# Anybody see Mega Pigs?



## fubar2 (Jun 2, 2008)

Last nite on the History Channel they had a show on ten foot tall one thousand pound pigs roaming the south. Gives new meaning to he went to sheet and the hogs ate him. Just wondering if anybody else seen it and what they thought about it?


----------



## Locoweed (Jun 2, 2008)

10' tall??

What were you drinking?


----------



## ClimbinArbor (Jun 2, 2008)

yeah i saw it. was kinda crazy man. i think he means 10 ft long lol


----------



## fubar2 (Jun 2, 2008)

Yeah I did mean long not tall.


----------



## stihl sawing (Jun 2, 2008)

That's a lot of sausage and pork chops.


----------



## ClimbinArbor (Jun 3, 2008)

big pig. the 44 might have some anxiety getting squeezzed off on one of them


----------



## ddhlakebound (Jun 3, 2008)

ClimbinArbor said:


> big pig. the 44 might have some anxiety getting squeezzed off on one of them



Better not stop squeezin'....I've heard stories of 500 pounders taking three 7mag body hits and charging right through it. It finally died after a couple grand worth of body damage to the truck. 

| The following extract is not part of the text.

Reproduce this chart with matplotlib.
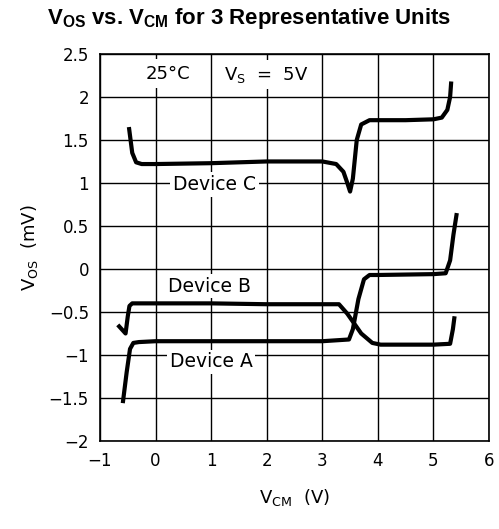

And five hundred pounders are still piglets compared to a 10' long beast of a boar.


----------



## ClimbinArbor (Jun 3, 2008)

can you say rhino gun?


----------



## ross_scott (Jun 6, 2008)

Sheesh you would almost need a .50cal BMG to knock something that size off


----------



## gink595 (Jun 6, 2008)

If that is what it takes for me to have a "reason" to buy a BMG, sign me up!! Yeah the .44's wouldn't even get taken out of the cases, I'm scared of our Pot bellied pig when it charges me.LOL


----------



## Scooterbum (Jun 6, 2008)

*Like this?*


----------



## stihl sawing (Jun 6, 2008)

Would these work.

http://i261.photobucket.com/albums/ii51/rlevns/scan0004.jpg
[http://i261.photobucket.com/albums/ii51/rlevns/scan0002.jpg


----------



## gink595 (Jun 6, 2008)

stihl sawing said:


> Would these work.
> 
> http://i261.photobucket.com/albums/ii51/rlevns/scan0004.jpg
> [http://i261.photobucket.com/albums/ii51/rlevns/scan0002.jpg



Only in a Jeep!! It is D-Day ya know, great collection


----------